Il nous emmène au cimetière de Soleilmont à Fleurus. À quelques pas de la porte d’entrée, vers la gauche, «le carré des indigents». «Quand on les enterre, des fois, il y a quelques personnes, des fois, il n’y a que nous», murmure un fossoyeur occupé à laver ses outils. Ici, pas de stèles ni de pierres tombales, mais des tas de terre, des petits T et des croix en bois sur lesquelles sont collés des noms sur une plaque en plastique, ou juste des numéros, c’est selon. Denis Uvier fait le tour des tombes, ramasse un plastique ici, redresse une plante là. «Certaines plaques ont été arrachées, c’est peut-être le vent… C’est dommage, on ne peut pas savoir qui est qui. Aux yeux de l’État, ils étaient invisibles de leur vivant, et les voilà invisibles dans la mort. T’imagines, tu arrives au cimetière et le gardien te dit que ton frère, c’est le numéro 45 de l’allée 10. Elle est où l’humanité là-dedans?»
Ici, pas de stèles ni de pierres tombales, mais des tas de terre, des petits T et des croix en bois sur lesquelles sont collés des noms sur une plaque en plastique, ou juste des numéros, c’est selon.
Lui et quelques camarades sont à la base du collectif carolo des Morts de la rue, aujourd’hui coordonné par le Relais social de Charleroi. «On organise une déambulation dans la ville une fois par an pour amener le sujet dans le débat public, explique Arthur Mertens, chargé de projet. On tient un listing. La commune ne nous prévient pas systématiquement du moment des funérailles, mais on arrive à être au courant d’une manière ou d’une autre et on essaye d’y assister à chaque fois.»

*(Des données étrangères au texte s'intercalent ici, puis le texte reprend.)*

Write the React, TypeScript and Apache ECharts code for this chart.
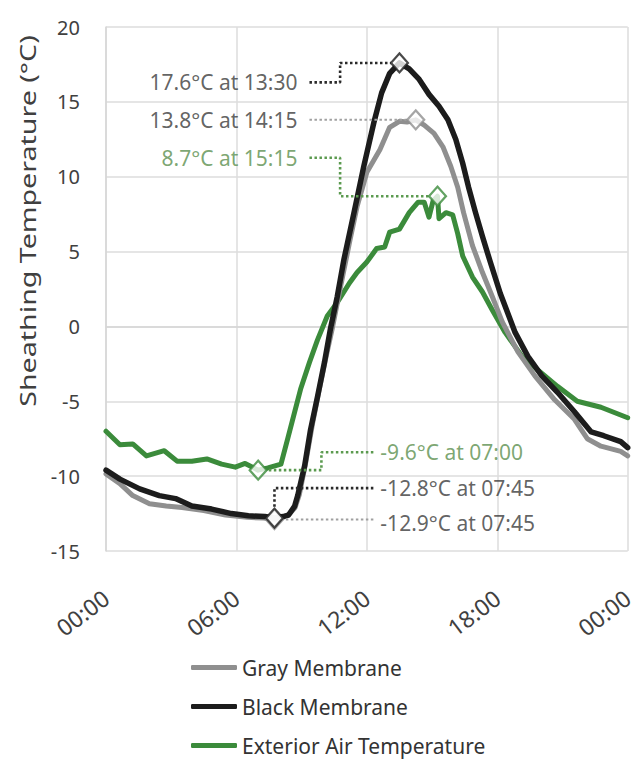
import React, { useEffect, useRef } from "react";
import * as echarts from "echarts";

const xTickLabels = ["00:00", "06:00", "12:00", "18:00", "00:00"];
const seriesNames = ["Gray Membrane", "Black Membrane", "Exterior Air Temperature"];
const yTitle = "Sheathing Temperature (°C)";

const grayHours = [0, 0.64, 1.23, 2.0, 2.77, 3.5, 4.5, 5.5, 6.5, 7.25, 7.75, 8.14, 8.45, 8.7, 8.9, 9.2, 9.5, 9.8, 10.1, 10.4, 10.7, 10.95, 11.23, 11.55, 12.0, 12.6, 13.05, 13.5, 13.85, 14.25, 14.64, 15.09, 15.5, 15.86, 16.18, 16.45, 16.86, 17.32, 17.77, 18.23, 18.95, 19.73, 20.64, 21.55, 22.14, 22.77, 23.68, 24];
const grayTemps = [-9.85, -10.5, -11.3, -11.85, -12.0, -12.1, -12.3, -12.6, -12.75, -12.8, -12.9, -12.75, -12.5, -12.1, -11.2, -9.0, -6.5, -4.3, -2.2, -0.2, 2.0, 3.8, 5.8, 8.0, 10.3, 11.8, 13.3, 13.7, 13.65, 13.8, 13.45, 12.9, 12.0, 10.7, 9.3, 7.6, 5.4, 3.6, 2.0, 0.3, -1.7, -3.3, -4.9, -6.2, -7.5, -8.0, -8.35, -8.65];

const blackHours = [0, 0.64, 1.55, 2.45, 3.2, 3.95, 4.86, 5.77, 6.55, 7.3, 7.75, 8.14, 8.4, 8.68, 8.82, 9.14, 9.41, 9.73, 10.05, 10.32, 10.64, 10.95, 11.41, 11.86, 12.32, 12.68, 13.05, 13.5, 13.95, 14.41, 14.86, 15.32, 15.73, 16.09, 16.41, 16.68, 17.0, 17.32, 17.68, 18.14, 18.82, 19.41, 20.05, 20.77, 21.55, 22.32, 22.9, 23.68, 24];
const blackTemps = [-9.6, -10.2, -10.85, -11.3, -11.5, -12.0, -12.2, -12.5, -12.65, -12.7, -12.8, -12.7, -12.6, -12.0, -11.3, -9.3, -6.9, -4.7, -2.4, -0.2, 2.0, 4.5, 7.6, 10.7, 13.6, 15.6, 16.9, 17.6, 17.2, 16.5, 15.5, 14.7, 13.8, 12.5, 10.9, 9.3, 7.6, 6.0, 4.3, 2.2, -0.4, -2.0, -3.3, -4.4, -5.7, -7.05, -7.3, -7.7, -8.1];

const airHours = [0, 0.64, 1.23, 1.86, 2.68, 3.27, 3.95, 4.64, 5.32, 5.95, 6.4, 7.0, 7.45, 8.05, 8.36, 8.68, 8.95, 9.36, 9.73, 10.18, 10.64, 11.2, 11.55, 12.0, 12.45, 12.82, 13.05, 13.5, 13.95, 14.36, 14.64, 14.86, 15.05, 15.25, 15.32, 15.64, 15.95, 16.18, 16.41, 16.86, 17.32, 17.77, 18.36, 19.14, 19.86, 20.77, 21.68, 22.77, 24];
const airTemps = [-7.0, -7.9, -7.85, -8.65, -8.3, -9.0, -9.0, -8.85, -9.2, -9.4, -9.15, -9.6, -9.45, -9.2, -7.5, -5.7, -4.2, -2.4, -0.9, 0.7, 1.6, 2.9, 3.6, 4.3, 5.2, 5.3, 6.3, 6.5, 7.6, 8.3, 8.3, 7.3, 8.4, 8.7, 7.2, 7.6, 7.45, 6.2, 4.7, 3.3, 2.3, 1.1, -0.4, -2.0, -2.9, -4.0, -5.0, -5.4, -6.1];

// extreme points: [hour, temperature]
const extremeHours = [13.5, 14.25, 15.25, 7.0, 7.75, 7.75];
const extremeTemps = [17.6, 13.8, 8.7, -9.6, -12.8, -12.9];
const extremeSeries = [1, 0, 2, 2, 1, 0];
const extremeLabels = [
  "17.6°C at 13:30",
  "13.8°C at 14:15",
  "8.7°C at 15:15",
  "-9.6°C at 07:00",
  "-12.8°C at 07:45",
  "-12.9°C at 07:45",
];

// leader line vertices in data space (hour, temperature); first vertex = label anchor
const leaderPaths = [
  [[9.36, 16.3], [10.77, 16.3], [10.77, 17.6], [13.1, 17.6]],
  [[9.36, 13.8], [13.85, 13.8]],
  [[9.36, 11.27], [10.77, 11.27], [10.77, 8.7], [14.88, 8.7]],
  [[12.3, -8.4], [9.91, -8.4], [9.91, -9.6], [7.36, -9.6]],
  [[12.3, -10.8], [7.75, -10.8], [7.75, -12.3]],
  [[12.3, -12.9], [8.12, -12.9]],
];

const lineColors = ["#8f8f8f", "#1c1c1c", "#3b8b3b"];
const textColors = ["#3a3a3a", "#3a3a3a", "#5b8f4e"];
const leaderColors = ["#a0a0a0", "#2a2a2a", "#5b9a4f"];
const FONT = "'Noto Sans', sans-serif";

function zip(a: number[], b: number[]) {
  return a.map((x, i) => [x, b[i]]);
}

export default function App() {
  const ref = useRef<HTMLDivElement>(null);
  useEffect(() => {
    if (!ref.current) return;
    const chart = echarts.init(ref.current, null, { renderer: "svg" });
    const mainData = [zip(grayHours, grayTemps), zip(blackHours, blackTemps), zip(airHours, airTemps)];
    const mainOrder = [2, 0, 1];
    const mainSeries = mainOrder.map((i) => ({
      name: seriesNames[i],
      type: "line",
      data: mainData[i],
      showSymbol: false,
      symbol: "none",
      color: lineColors[i],
      lineStyle: { color: lineColors[i], width: i === 1 ? 5.5 : 5, cap: "round", join: "round" },
      z: 2 + mainOrder.indexOf(i),
      silent: true,
    }));
    const leaderSeries = leaderPaths.map((p, k) => {
      const s = extremeSeries[k];
      return {
        type: "line",
        data: p,
        symbol: "none",
        silent: true,
        z: 6,
        lineStyle: { color: leaderColors[s], width: s === 0 ? 2 : 2.6, type: [2.5, 2.5] },
      };
    });
    const diamondOrder = [1, 0, 2, 3, 5, 4];
    const diamonds = {
      type: "scatter",
      symbol: "diamond",
      symbolSize: [17, 19],
      z: 10,
      silent: true,
      data: diamondOrder.map((k) => ({
        value: [extremeHours[k], extremeTemps[k]],
        itemStyle: { color: "#ffffff", borderColor: lineColors[extremeSeries[k]], borderWidth: 2.2 },
      })),
    };
    const labels = {
      type: "scatter",
      symbolSize: 0,
      z: 11,
      silent: true,
      data: leaderPaths.map((p, k) => {
        const left = k < 3;
        return {
          value: p[0],
          label: {
            show: true,
            formatter: extremeLabels[k],
            position: left ? "left" : "right",
            distance: left ? 12 : 7,
            color: textColors[extremeSeries[k]],
            fontSize: 21,
            fontFamily: FONT,
            offset: k === 5 ? [0, 3] : [0, 0],
          },
        };
      }),
    };
    chart.setOption({
      animation: false,
      backgroundColor: "#ffffff",
      grid: { left: 106, right: 3, top: 27, bottom: 208, containLabel: false },
      legend: {
        data: seriesNames,
        orient: "vertical",
        left: 186,
        top: 652,
        height: 110,
        icon: "roundRect",
        itemWidth: 46,
        itemHeight: 5,
        itemGap: 18,
        textStyle: { fontSize: 21, color: "#333333", fontFamily: FONT },
      },
      xAxis: {
        type: "value",
        min: 0,
        max: 24,
        interval: 6,
        axisLine: { show: true, lineStyle: { color: "#d6d6d6", width: 1.5 } },
        axisTick: { show: false },
        splitLine: { show: true, lineStyle: { color: "#dcdcdc", width: 1.5 } },
        axisLabel: {
          rotate: 37,
          margin: 44,
          fontSize: 23,
          color: "#404040",
          fontFamily: FONT,
          formatter: (v: number) => xTickLabels[Math.round(v / 6)],
        },
      },
      yAxis: {
        type: "value",
        min: -15,
        max: 20,
        interval: 5,
        axisLine: { show: true, lineStyle: { color: "#d6d6d6", width: 1.5 } },
        axisTick: { show: false },
        splitLine: { show: true, lineStyle: { color: "#dcdcdc", width: 1.5 } },
        axisLabel: { fontSize: 20, color: "#404040", fontFamily: FONT, margin: 26 },
      },
      graphic: [
        {
          type: "text",
          x: 27,
          y: 221,
          rotation: Math.PI / 2,
          scaleX: 1.3,
          silent: true,
          style: {
            text: yTitle,
            fontSize: 22,
            fontFamily: FONT,
            fill: "#404040",
            align: "center",
            verticalAlign: "middle",
            textAlign: "center",
            textVerticalAlign: "middle",
          },
        },
      ],
      series: [...mainSeries, ...leaderSeries, diamonds, labels],
    });
    return () => chart.dispose();
  }, []);
  return (
    <div
      ref={ref}
      style={{ position: "fixed", left: 0, top: 0, width: 637, height: 759, background: "#fff" }}
    />
  );
}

Denis Uvier insiste sur le prix exorbitant de la gestion de la mort. En effet, un enterrement classique même en version low cost coûte en moyenne 2.500 euros. «C’est énorme pour quelqu’un de précaire! Moi j’ai connu des gens qui se sont endettés pour enterrer un copain histoire qu’il ne parte pas comme indigent. Franchement, quand tu as juste une mini-pension et que t’es dans un logement social, comment veux-tu?»